On pleure toujours les transitions ratées, passages brusqués, mal négociés, par des idoles du passé. Pensez à Sonic et ses courses aujourd’hui erratiques, son gameplay 3D toujours à retravailler… Et puis, il y a Duke, Monsieur Duke, musculeux, macho, mais toujours en retard d’un train, d’une génération, d’un moteur ou d’une époque. Aussi Duke Nukem 3D a beau avoir fait rêver des wagons de joueurs des 90’s, transgressant sans ciller, multipliant les bons mots et les fusillades, sa suite directe, officielle, aurait peut-être mieux fait de ne jamais sortir.
(paru dans Joypad 8H)
Dans l’exercice d’un test, on ne devrait pas avoir à revenir sur l’histoire du développement d’un jeu, mais simplement juger le « produit final », sa capacité à atteindre des objectifs et ambitions visées, à répondre à des exigences actuelles d’ergonomie, de gameplay et de mise en scène. Ca, c’est valable pour une production normale, pas pour un titre qui traîne près de quatorze années de revirements, changements et transformations pour s’adapter au marché du moment de ses potentielles sorties. En soit, Duke Nukem Forever doit se percevoir comme un musée, sorte de machine à remonter le temps des évolutions de gameplay et de level design du FPS. Là, un niveau extrait de Prey (La ruche), juste après, une séquence qui renvoie immédiatement à DK 3D, plus loin des scripts presque actuels, puis des effets physiques ringards, juste créés pour quelques minutes de jeu ou une énigme. En fait, chaque concept, chaque idée et son implémentation pourrait presque être daté, et la structure du jeu, déconstruite à l’aune de cette datation. Pour comprendre cette disparité, cet étrange manque de continuité ou de consistance, il faut considérer le travail de Gearbox comme une simple tentative de recoller ensemble des morceaux épars de jeu, comme une sorte de bricolage/puzzle à partir des esquisses et brouillons laissés par 3D Realms et Triptych Games. Si l’ensemble fait donc sens- oui, il y a un scénario, une ligne directrice-, on repère néanmoins facilement les failles, les éléments de niveaux manquants (les égouts qu’on nous promet immondes alors qu’ils se révèlent vides, et bouclés en deux minutes !), ou les idées à peine (ou trop, c’est selon) exploitées. Bref, une joyeuse pagaille – presque logique dans l’esprit bordélique du Duke- qui n’arrive jamais à décider vers quels buts elle tend.
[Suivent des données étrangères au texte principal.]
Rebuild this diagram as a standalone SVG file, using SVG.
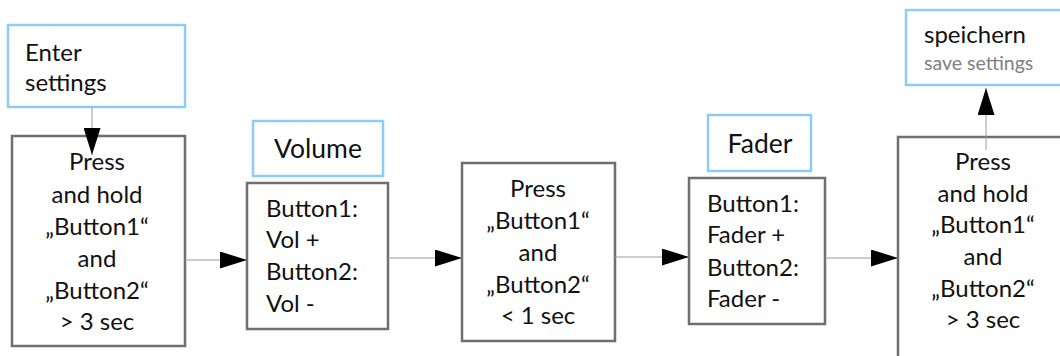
<svg xmlns="http://www.w3.org/2000/svg" width="1060" height="356" viewBox="0 0 1060 356">
  <defs>
    <marker id="head" markerUnits="userSpaceOnUse" markerWidth="28" markerHeight="17" viewBox="0 0 27 17" refX="27" refY="8.5" orient="auto">
      <path d="M0,0 L27,8.5 L0,17 Z" fill="#000"/>
    </marker>
    <style>
      .step { fill: #fff; stroke: #6f6f6f; stroke-width: 2.5; }
      .tag { fill: #fff; stroke: #8ecbf5; stroke-width: 2.5; }
      .link { fill: none; stroke: #9c9c9c; stroke-width: 1; marker-end: url(#head); }
      text { font-family: Lato, "Open Sans", "Liberation Sans", sans-serif; font-size: 24px; fill: #111; }
      .mid { text-anchor: middle; }
      .big { font-size: 26.5px; }
      .sub { font-size: 19.5px; fill: #808080; }
    </style>
  </defs>
  <rect width="1060" height="356" fill="#fff"/>

  <g id="enter-settings">
    <rect class="tag" x="8" y="25" width="177" height="82"/>
    <text x="25" y="61">Enter</text>
    <text x="25" y="91">settings</text>
  </g>

  <g id="hold-start">
    <rect class="step" x="12" y="136" width="173" height="210"/>
    <text class="mid" x="97" y="170">Press</text>
    <text class="mid" x="97" y="203">and hold</text>
    <text class="mid" x="97" y="235">„Button1“</text>
    <text class="mid" x="97" y="267">and</text>
    <text class="mid" x="97" y="299">„Button2“</text>
    <text class="mid" x="97" y="330">&gt; 3 sec</text>
  </g>

  <g id="volume-title">
    <rect class="tag" x="253" y="121" width="130" height="55"/>
    <text class="mid big" x="318" y="158">Volume</text>
  </g>

  <g id="volume">
    <rect class="step" x="247" y="183" width="141" height="146"/>
    <text x="266" y="217">Button1:</text>
    <text x="266" y="248">Vol +</text>
    <text x="266" y="280">Button2:</text>
    <text x="266" y="312">Vol -</text>
  </g>

  <g id="press-short">
    <rect class="step" x="462" y="163" width="153" height="178"/>
    <text class="mid" x="538" y="197">Press</text>
    <text class="mid" x="538" y="229">„Button1“</text>
    <text class="mid" x="538" y="261">and</text>
    <text class="mid" x="538" y="293">„Button2“</text>
    <text class="mid" x="538" y="324">&lt; 1 sec</text>
  </g>

  <g id="fader-title">
    <rect class="tag" x="708" y="115" width="103" height="56"/>
    <text class="mid big" x="760" y="153">Fader</text>
  </g>

  <g id="fader">
    <rect class="step" x="689" y="178" width="136" height="146"/>
    <text x="707" y="212">Button1:</text>
    <text x="707" y="243">Fader +</text>
    <text x="707" y="276">Button2:</text>
    <text x="707" y="307">Fader -</text>
  </g>

  <g id="hold-end">
    <rect class="step" x="898" y="137" width="180" height="230"/>
    <text class="mid" x="983" y="170">Press</text>
    <text class="mid" x="983" y="202">and hold</text>
    <text class="mid" x="983" y="233">„Button1“</text>
    <text class="mid" x="983" y="265">and</text>
    <text class="mid" x="983" y="297">„Button2“</text>
    <text class="mid" x="983" y="328">&gt; 3 sec</text>
  </g>

  <g id="save">
    <rect class="tag" x="906" y="10" width="170" height="75"/>
    <text x="924" y="43">speichern</text>
    <text class="sub" x="924" y="70">save settings</text>
  </g>

  <!-- connectors, drawn last so the heads sit over the box edges -->
  <g id="connectors">
    <line class="link" x1="92" y1="107" x2="92" y2="155"/>
    <line class="link" x1="185" y1="260" x2="247" y2="260"/>
    <line class="link" x1="388" y1="258" x2="462" y2="258"/>
    <line class="link" x1="615" y1="257" x2="689" y2="257"/>
    <line class="link" x1="825" y1="258" x2="898" y2="258"/>
    <line class="link" x1="986" y1="150" x2="986" y2="88"/>
  </g>
</svg>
Alors, oui, on aurait pu jouir de ce patchwork mal achalandé, s’amuser à dézinguer du porco-flic dans une folle ambiance de strip club, passes payantes et blagues grasses en primes. Sauf que DKF oublie trop souvent qu’il est un FPS, s’essaie à des gameplay qu’il ne maîtrise absolument pas, comme ces courses à bord d’un buggy ou d’une voiture télécommandée, inutiles. Pire, alors qu’un Duke Nukem 3D alignait des level design complexes, des niveaux très ouverts, pleins de raccourcis, de caches, DKF met en avant une linéarité exaspérante, exaspérante car vide de scripts et de rythme, exaspérante car terriblement prévisible. D’ailleurs, il n’est pas rare de marcher parfois cinq minutes dans un décor immobile, loin d’être fini, sans narration environnementale. Le constat est clair, DKF n’a rien à dire, rien à montrer, rien à raconter. Comme si 3D Realms, le studio original, avait tourné en rond, sans but, incapable de sortir quelque chose de concluant de leur personnage, de l’univers qu’ils avaient créé. Et c’est bien le véritable problème de cet épisode. Même sorti en 1999, Duke Nukem Forever n’aurait pas fait long feu face à un Half-Life plus narratif, mieux exposé et mis en scène, mieux tenu dans tous ses compartiments. En fait, malgré ses tentatives pour s’accrocher à chaque époque, pour intégrer chaque nouveauté technologique, chaque mécanique (jauge d’Ego qui se remplit au fur et à mesure), DKF échoue. A la seule exception des boss. Old school, certes, mais franchement sympathiques et coriaces ce qu’il faut. D’autant plus costauds, que le joueur (console) n’est vraiment pas aidé par une visée moyennement précise.
Que reste-t-il alors à Duke ? Pas grand chose. Des vannes, parfois drôles, parfois à côté de la plaque, des « couine, couine, salope ! » bien misogynes, quelques rares géniales idées (le niveau du Duke Burger), des mini-jeux oscillant entre le rigolo et l’inutile, et un héros, trop eighties pour être vrai. C’est peu, très peu, et même la fibre nostalgique, même la satisfaction d’enfin jouer à un titre trop attendu, fantasmé pendant des années, ne suffit pas à transformer cette pièce de musée, poussiéreuse, rafistolée, en un jeu cohérent. Seul espoir alors : que Randy Pitchford et Gearbox, désormais propriétaires de la franchise, sortent un vrai Duke Nukem, optimisé, dingue à souhait. En attendant il faudra se satisfaire de la descendance illégitime du Duke: Bulletstorm, sorte de renouveau du FPS, audacieux dans ses mécaniques, ou Shadows of the DAMNED, TPS moyen, mais bien barré, cohérent dans sa démesure et sa progression, lui.